Chines outbound mergers and acquisitions (M&A) deal value declined to US$80.7 billion year-to-date, down 43% from US$141.6 billion during the same period last year, as the Chinese government’s efforts to curb capital outflow continue to pressure China’s outbound deal-making.
Despite the significant drop in outbound M&A, the 2017 year-to-date number is still significantly higher than 2015, when US$48.86 billion worth of outbound M&A deals were inked, according to a new report issued by Acuris, formerly Mergermarket Group, today.
This is in line with the Chinese government’s efforts to curb excessive outbound deal-making, which are seen as compounding systemic risks of the domestic economy.
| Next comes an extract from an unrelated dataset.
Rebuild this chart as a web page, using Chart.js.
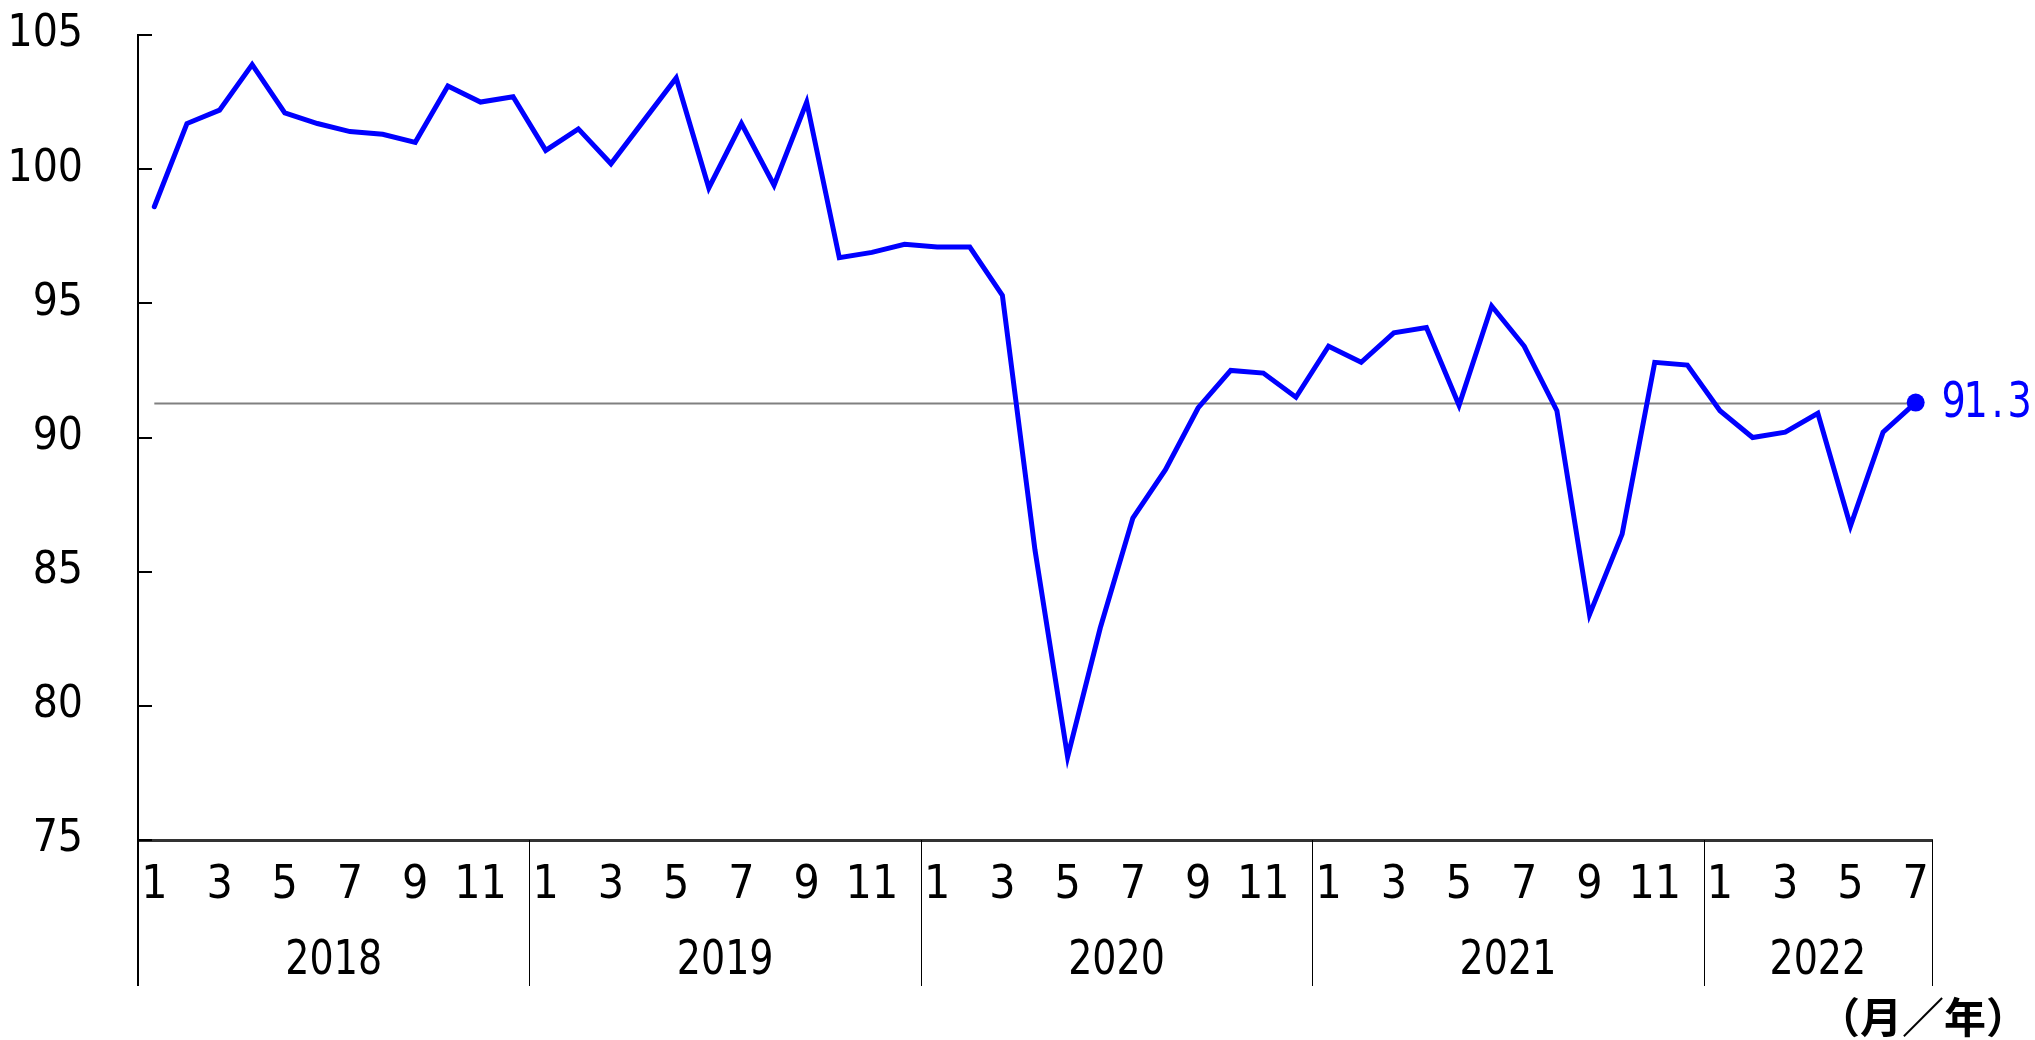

Increasing protectionism in markets such as the United States also hindered the number of M&A transactions, said the report.
Industrials, chemicals, technology, and pharmaceuticals sectors made up more than half of China’s total outbound deals, as Chinese companies bought assets that will help upgrade the country’s manufacturing and industrial industry.
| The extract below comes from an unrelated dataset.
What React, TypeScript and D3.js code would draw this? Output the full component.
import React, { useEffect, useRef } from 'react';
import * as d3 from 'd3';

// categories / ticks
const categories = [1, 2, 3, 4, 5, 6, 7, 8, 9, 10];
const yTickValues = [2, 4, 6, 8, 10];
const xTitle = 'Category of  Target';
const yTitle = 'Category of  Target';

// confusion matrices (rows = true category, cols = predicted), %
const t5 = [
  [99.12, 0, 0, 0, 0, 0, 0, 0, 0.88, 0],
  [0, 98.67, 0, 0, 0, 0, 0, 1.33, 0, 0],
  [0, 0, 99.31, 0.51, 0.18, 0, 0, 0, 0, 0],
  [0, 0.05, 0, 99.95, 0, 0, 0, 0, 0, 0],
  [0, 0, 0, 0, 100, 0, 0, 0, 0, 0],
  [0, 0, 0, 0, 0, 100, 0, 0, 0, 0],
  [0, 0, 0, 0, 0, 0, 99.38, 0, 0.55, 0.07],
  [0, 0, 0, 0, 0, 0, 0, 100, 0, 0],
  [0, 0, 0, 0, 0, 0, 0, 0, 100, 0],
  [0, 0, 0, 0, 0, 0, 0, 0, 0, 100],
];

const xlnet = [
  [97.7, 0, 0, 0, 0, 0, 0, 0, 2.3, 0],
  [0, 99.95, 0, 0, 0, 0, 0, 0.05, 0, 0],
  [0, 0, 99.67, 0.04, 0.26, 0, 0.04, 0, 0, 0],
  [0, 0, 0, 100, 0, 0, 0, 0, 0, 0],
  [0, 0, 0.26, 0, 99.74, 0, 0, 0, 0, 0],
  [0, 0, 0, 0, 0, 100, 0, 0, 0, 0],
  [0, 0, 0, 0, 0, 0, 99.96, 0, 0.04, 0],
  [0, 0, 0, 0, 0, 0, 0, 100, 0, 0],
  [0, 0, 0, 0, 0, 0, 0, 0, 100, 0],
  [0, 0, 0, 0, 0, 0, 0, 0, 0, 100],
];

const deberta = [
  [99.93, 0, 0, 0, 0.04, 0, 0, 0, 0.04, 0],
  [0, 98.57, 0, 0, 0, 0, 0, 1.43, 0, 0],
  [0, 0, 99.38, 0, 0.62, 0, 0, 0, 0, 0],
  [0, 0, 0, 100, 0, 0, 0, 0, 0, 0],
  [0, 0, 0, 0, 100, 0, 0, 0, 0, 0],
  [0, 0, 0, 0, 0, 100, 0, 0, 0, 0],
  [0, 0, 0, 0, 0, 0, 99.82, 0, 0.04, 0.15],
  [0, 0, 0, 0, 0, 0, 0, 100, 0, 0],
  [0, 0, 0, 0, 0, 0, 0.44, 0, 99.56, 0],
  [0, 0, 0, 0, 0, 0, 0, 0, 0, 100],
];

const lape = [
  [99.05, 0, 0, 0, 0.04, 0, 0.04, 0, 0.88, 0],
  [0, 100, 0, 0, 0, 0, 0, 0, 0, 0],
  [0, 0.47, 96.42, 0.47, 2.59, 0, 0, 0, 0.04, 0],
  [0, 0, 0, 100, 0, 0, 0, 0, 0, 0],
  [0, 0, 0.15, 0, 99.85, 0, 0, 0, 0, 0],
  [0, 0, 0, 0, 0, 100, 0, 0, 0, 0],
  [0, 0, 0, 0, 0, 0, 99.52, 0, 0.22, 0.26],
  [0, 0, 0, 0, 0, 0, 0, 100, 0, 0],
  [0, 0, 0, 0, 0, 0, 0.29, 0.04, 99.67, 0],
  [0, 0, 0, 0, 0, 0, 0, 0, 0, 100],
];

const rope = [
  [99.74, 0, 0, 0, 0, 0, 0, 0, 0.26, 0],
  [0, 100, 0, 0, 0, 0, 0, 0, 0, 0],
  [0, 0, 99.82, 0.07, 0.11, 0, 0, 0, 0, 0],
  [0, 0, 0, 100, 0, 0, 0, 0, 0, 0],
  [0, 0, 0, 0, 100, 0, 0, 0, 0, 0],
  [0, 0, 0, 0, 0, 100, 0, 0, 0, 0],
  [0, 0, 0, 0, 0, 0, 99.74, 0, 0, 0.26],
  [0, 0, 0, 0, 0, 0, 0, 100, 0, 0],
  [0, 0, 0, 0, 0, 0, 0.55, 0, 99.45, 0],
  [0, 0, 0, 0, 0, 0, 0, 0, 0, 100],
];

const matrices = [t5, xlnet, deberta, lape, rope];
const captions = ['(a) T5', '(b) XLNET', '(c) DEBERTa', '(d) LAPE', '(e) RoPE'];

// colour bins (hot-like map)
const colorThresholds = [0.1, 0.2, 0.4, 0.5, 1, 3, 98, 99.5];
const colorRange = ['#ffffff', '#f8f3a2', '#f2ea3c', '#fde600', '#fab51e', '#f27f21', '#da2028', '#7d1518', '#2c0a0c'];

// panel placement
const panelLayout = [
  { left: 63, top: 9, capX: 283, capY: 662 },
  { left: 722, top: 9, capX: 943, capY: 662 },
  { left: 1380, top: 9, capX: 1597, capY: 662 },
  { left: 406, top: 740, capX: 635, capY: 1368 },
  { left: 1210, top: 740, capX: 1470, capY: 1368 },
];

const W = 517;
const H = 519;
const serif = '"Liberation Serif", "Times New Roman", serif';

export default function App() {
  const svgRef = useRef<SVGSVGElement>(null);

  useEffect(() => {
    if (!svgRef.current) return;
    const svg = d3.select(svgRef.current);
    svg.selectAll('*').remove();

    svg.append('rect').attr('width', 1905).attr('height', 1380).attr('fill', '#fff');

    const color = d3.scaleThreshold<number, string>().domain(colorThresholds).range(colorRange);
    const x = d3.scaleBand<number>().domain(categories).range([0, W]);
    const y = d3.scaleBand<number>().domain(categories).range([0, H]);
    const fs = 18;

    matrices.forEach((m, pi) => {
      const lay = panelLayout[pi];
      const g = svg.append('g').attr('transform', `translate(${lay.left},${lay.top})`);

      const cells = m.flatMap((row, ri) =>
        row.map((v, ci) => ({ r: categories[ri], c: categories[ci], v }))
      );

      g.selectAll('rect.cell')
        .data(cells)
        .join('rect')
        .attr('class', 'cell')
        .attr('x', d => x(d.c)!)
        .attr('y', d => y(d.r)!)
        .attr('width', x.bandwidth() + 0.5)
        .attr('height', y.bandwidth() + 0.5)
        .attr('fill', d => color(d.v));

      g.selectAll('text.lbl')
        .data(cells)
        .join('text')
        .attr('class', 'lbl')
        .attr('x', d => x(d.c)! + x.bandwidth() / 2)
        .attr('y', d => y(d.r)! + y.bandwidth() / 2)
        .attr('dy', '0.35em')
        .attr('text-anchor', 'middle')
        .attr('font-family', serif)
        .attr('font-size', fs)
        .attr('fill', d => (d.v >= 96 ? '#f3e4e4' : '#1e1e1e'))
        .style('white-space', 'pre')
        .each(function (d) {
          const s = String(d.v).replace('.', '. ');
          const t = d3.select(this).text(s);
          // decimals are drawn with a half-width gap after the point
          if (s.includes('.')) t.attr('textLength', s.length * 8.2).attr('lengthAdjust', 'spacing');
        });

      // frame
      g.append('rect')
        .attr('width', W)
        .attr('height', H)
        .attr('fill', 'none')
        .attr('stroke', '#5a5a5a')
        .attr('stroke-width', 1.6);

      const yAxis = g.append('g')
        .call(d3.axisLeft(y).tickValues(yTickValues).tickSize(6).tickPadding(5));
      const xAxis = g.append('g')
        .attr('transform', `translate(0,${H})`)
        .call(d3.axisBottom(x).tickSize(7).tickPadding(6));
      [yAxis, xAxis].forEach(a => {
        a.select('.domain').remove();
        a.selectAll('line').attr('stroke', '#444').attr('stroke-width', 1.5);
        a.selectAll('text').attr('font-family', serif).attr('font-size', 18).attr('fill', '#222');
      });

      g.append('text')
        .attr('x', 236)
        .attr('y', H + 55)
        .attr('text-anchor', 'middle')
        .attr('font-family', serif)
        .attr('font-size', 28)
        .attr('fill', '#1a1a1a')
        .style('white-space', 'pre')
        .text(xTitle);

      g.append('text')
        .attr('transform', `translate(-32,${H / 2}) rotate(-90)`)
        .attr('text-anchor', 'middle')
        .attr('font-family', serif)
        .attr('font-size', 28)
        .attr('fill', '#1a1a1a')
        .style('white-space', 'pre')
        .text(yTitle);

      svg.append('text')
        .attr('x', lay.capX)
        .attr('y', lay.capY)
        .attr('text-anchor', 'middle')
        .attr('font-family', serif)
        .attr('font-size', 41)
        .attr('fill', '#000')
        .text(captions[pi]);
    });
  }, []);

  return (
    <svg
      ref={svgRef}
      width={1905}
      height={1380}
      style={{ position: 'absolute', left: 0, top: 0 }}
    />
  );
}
"As always, Chinese companies and advisors will still be able to find creative ways to get deals across the line," said Hamilton Matthews, CEO of Acuris. "One strategy we’ve seen recently is for private companies to partner with state-owned enterprises (SOEs) on acquisitions, on the assumption that a deal done together with an SOE will have an easier time getting regulatory approval."
"We expect to see more of these tie-ups in the future, provided that the private companies can prove that their acquisitions make strong strategic sense and are not just an attempt to get money out of China," Matthews added.
On the other hand, interest in China-based companies has been increasing among overseas acquirers. China’s inbound M&A transaction values jumped by a third to US$26.2 billion year-to-date. Foreign companies were most interested in China’s industrials and chemicals sector, followed by technology enterprises.
China’s M&A landscape, especially outbound acquisitions, will likely remain muted for the rest of the year as the government continues to impose disciplined deal-making overseas.
Chinese companies will continue to seek acquisition opportunities, but will reserve their efforts for transactions that are business critical and serving the national interest. Moreover, deal execution will continue to be challenging due to regulatory and financing hurdles.
Domestic M&A will pick up going forward, especially as the government continues to promote reform of its SOEs, said the report.